Sunday afternoon in Karlovy Vary saw Bermuda’s Flora Duffy back on an Olympic-distance course for the first time since the Lausanne Grand Final, and putting in a performance to prove beyond any doubt that her injury troubles were finally behind her.
Duffy took the tape for the first time in a World Triathlon race in two-and-a-half years with a time of 2:05:17, the 90-second margin of victory over newly crowned World Champion Georgia Taylor-Brown highlighting the dominance of her display on a demanding course. The Netherlands’ Maya Kingma‘s joy was evident for all to see as she rounded off a storming run to score her first ever World Cup podium with bronze.
“Wow! It was so hard, man that was a shock to the system,” admitted a thrilled Duffy. “A first Olympic distance of the year and on such a challenging course and with such a stacked field. Jess is unbelievable in the swim and I was just trying to recover from that for most of the bike to be honest, which isn’t easy on this type of course. I wanted to ride strong but not over-extend myself and the run just felt like survival. I’m just so thrilled to win, it has been a while since I’ve done it at this level and it’s a huge confidence boost and something I feel personally I’ve really needed.”
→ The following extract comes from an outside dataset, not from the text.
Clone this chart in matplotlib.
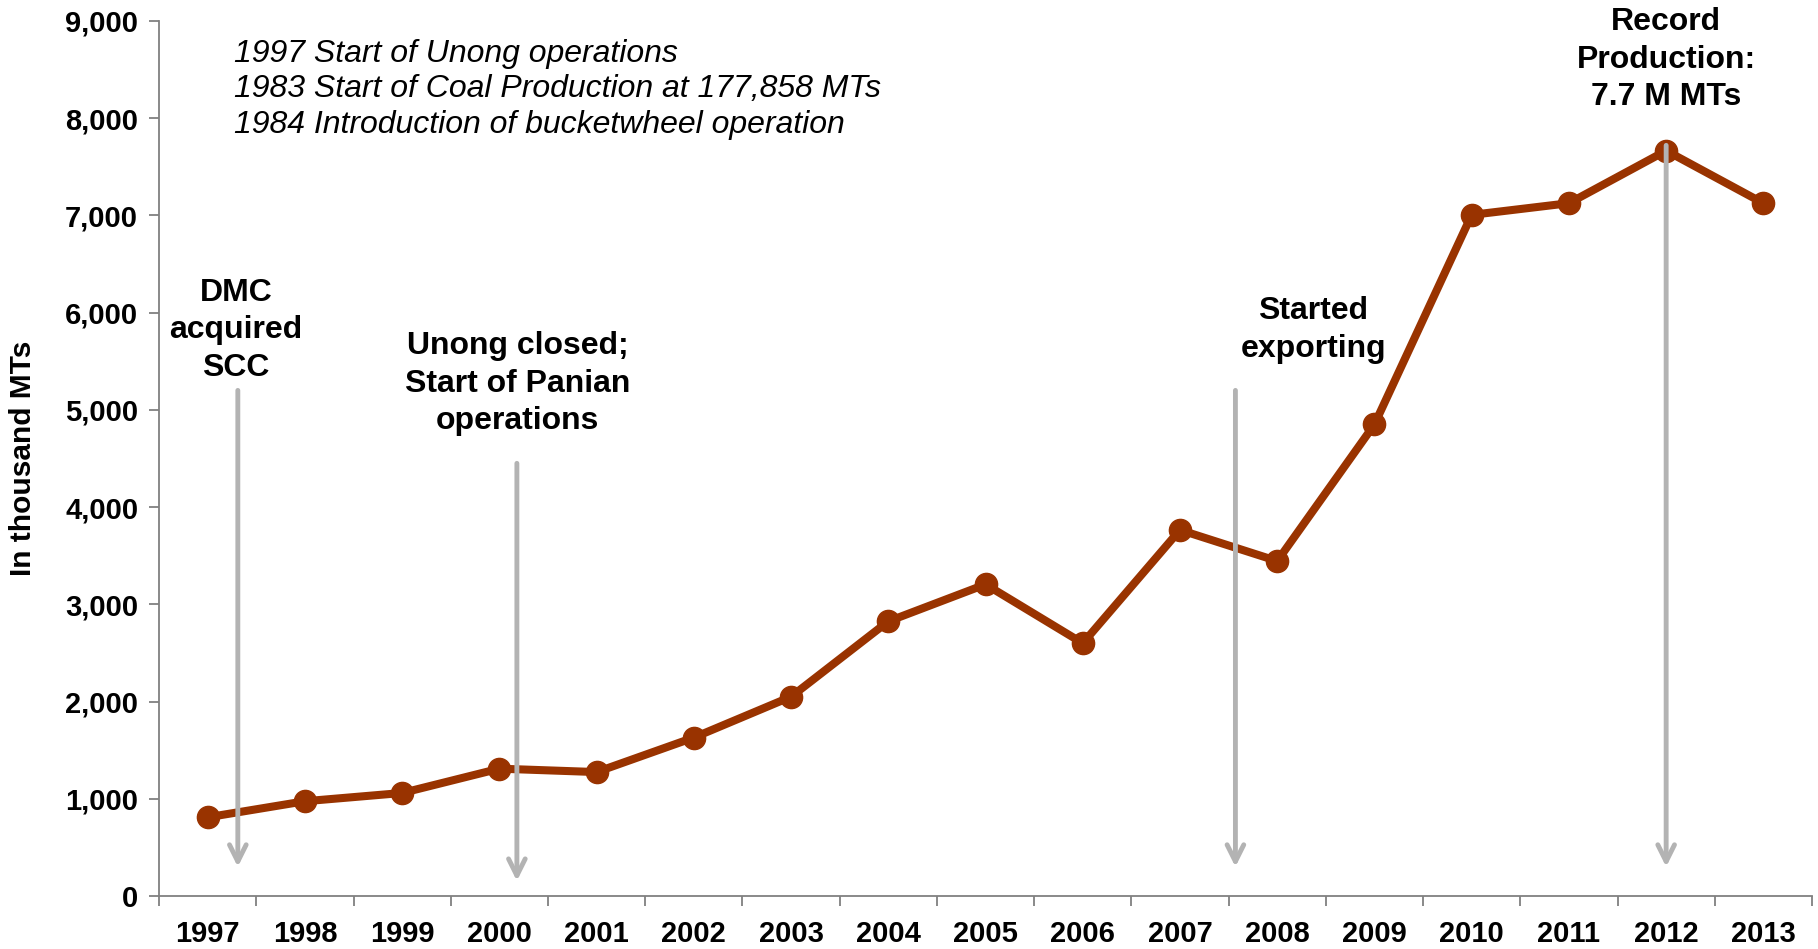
import numpy as np
import matplotlib
matplotlib.use("Agg")
from matplotlib import pyplot as plt

plt.rcParams['font.family'] = ['Liberation Sans', 'DejaVu Sans']

# coal production, thousand MTs
Years = ['1997', '1998', '1999', '2000', '2001', '2002', '2003', '2004', '2005',
         '2006', '2007', '2008', '2009', '2010', '2011', '2012', '2013']
Production = [810, 975, 1060, 1310, 1275, 1630, 2050, 2825, 3205,
              2600, 3765, 3445, 4850, 7005, 7125, 7665, 7125]

# milestone arrows: (x in category units, top, bottom)
Arrow_X = [0.31, 3.18, 10.57, 15.0]
Arrow_Top = [5200, 4450, 5200, 7720]
Arrow_Bottom = [300, 155, 300, 300]

Note_Text = ['DMC\nacquired\nSCC', 'Unong closed;\nStart of Panian\noperations',
             'Started\nexporting', 'Record\nProduction:\n7.7 M MTs']
Note_X = [0.29, 3.19, 11.37, 15.0]
Note_Y = [5816, 5268, 5822, 8600]

History = ['1997 Start of Unong operations',
           '1983 Start of Coal Production at 177,858 MTs',
           '1984 Introduction of bucketwheel operation']

Line_Color = '#993300'
Arrow_Color = '#b3b3b3'

fig = plt.figure(figsize=(18.18, 9.49), dpi=100)
ax = fig.add_axes([0.0875, 0.0558, 0.9092, 0.9222])

X = np.arange(len(Years))
ax.plot(X, Production, color=Line_Color, lw=5.8, marker='o', markersize=16, zorder=3)

for xa, yt, yb in zip(Arrow_X, Arrow_Top, Arrow_Bottom):
    ax.annotate('', xy=(xa, yb), xytext=(xa, yt),
                arrowprops=dict(arrowstyle='->,head_length=0.6,head_width=0.3',
                                color=Arrow_Color, lw=3.5, mutation_scale=20,
                                shrinkA=0, shrinkB=0), zorder=4)

for t, xn, yn in zip(Note_Text, Note_X, Note_Y):
    ax.text(xn, yn, t, ha='center', va='center', multialignment='center',
            fontsize=23, fontweight='bold', linespacing=1.32, zorder=5)

ax.text(0.27, 8296, '\n'.join(History), ha='left', va='center', fontsize=23,
        style='italic', linespacing=1.25)

ax.set_xlim(-0.5, len(Years) - 0.5)
ax.set_ylim(0, 9000)
ax.set_yticks(np.arange(0, 9001, 1000))
ax.set_yticklabels(['{:,}'.format(v) for v in range(0, 9001, 1000)])
ax.set_xticks(X)
ax.set_xticklabels(Years)
ax.set_xticks(np.arange(-0.5, len(Years), 1), minor=True)

ax.tick_params(axis='x', which='major', length=0, pad=17, labelsize=21)
ax.tick_params(axis='x', which='minor', length=7, width=1.3, color='#808080')
ax.tick_params(axis='y', length=7, width=1.3, color='#808080', pad=8, labelsize=21)
for lab in ax.get_xticklabels() + ax.get_yticklabels():
    lab.set_fontweight('bold')

ax.set_ylabel('In thousand MTs', fontsize=21.5, fontweight='bold')
ax.yaxis.set_label_coords(-0.074, 0.5)

for s in ['top', 'right']:
    ax.spines[s].set_visible(False)
for s in ['left', 'bottom']:
    ax.spines[s].set_color('#808080')
    ax.spines[s].set_linewidth(1.3)

fig.savefig('out.png', dpi=100)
One of the strongest World Cup fields in recent memory saw 54 athletes line up for the 1.5km lake swim, and predictably it was Jessica Learmonth who wasted no time getting out ahead.
The Brit still led the field as she raced along the pontoon and dived back in for the second lap of Rolava Lake, Katie Zaferes in check with Vittoria Lopes and Natalie van Coevorden.
By the end of the second lap, Learmonth’s lead was an incredible 25 seconds, but wetsuit issues in transition cost precious time and it was Zaferes narrowly out first onto the bike. The pair wasted no time worrying about how the pack behind them might be looking, riding aggressively on the point-to-point section and attacking the early stages of the 7 technical city laps.
Behind them, Laura Lindemann and Duffy were also riding together as a pair and trying to close the gap, but they were joined by World Champion Taylor-Brown who was looking to make up the 60-second deficit on the front out of the swim.
The chasers worked well together, including the Brazilian duo Luisa Baptista and Djenyfer Arnold, a small error from Duffy seeing her swerve erratically for a moment off the back of Taylor-Brown’s bike and there was still 30 seconds to the front two with three laps to go.
It was on the fifth lap that Zaferes chose to give her legs a break and drop back to join the chasers, Learmonth left to press on solo and try and keep the pressure on the field, but with the American working with Taylor-Brown and Duffy, it was a formidable bunch in pursuit.
The Brit was showing no signs of tiring out front though, 30 seconds still the difference at the bell but reduced to 17 seconds by the time she had negotiated T2.
Somewhat inevitably, by the end of the first of the four run laps, Duffy had already picked her way impressively to the front, Taylor-Brown also easing past Learmonth over lap two. Kingma then moved into third at the bell, increasing the pace up the final long climb to ensure the third podium spot was hers.
Meanwhile ahead, Duffy was really eating up the final few hundred metres, eventually taking the tape more than 90 seconds ahead of Taylor-Brown. Kingma was just 13 seconds behind the World Champion, and it was another 40 seconds to Learmonth in fourth.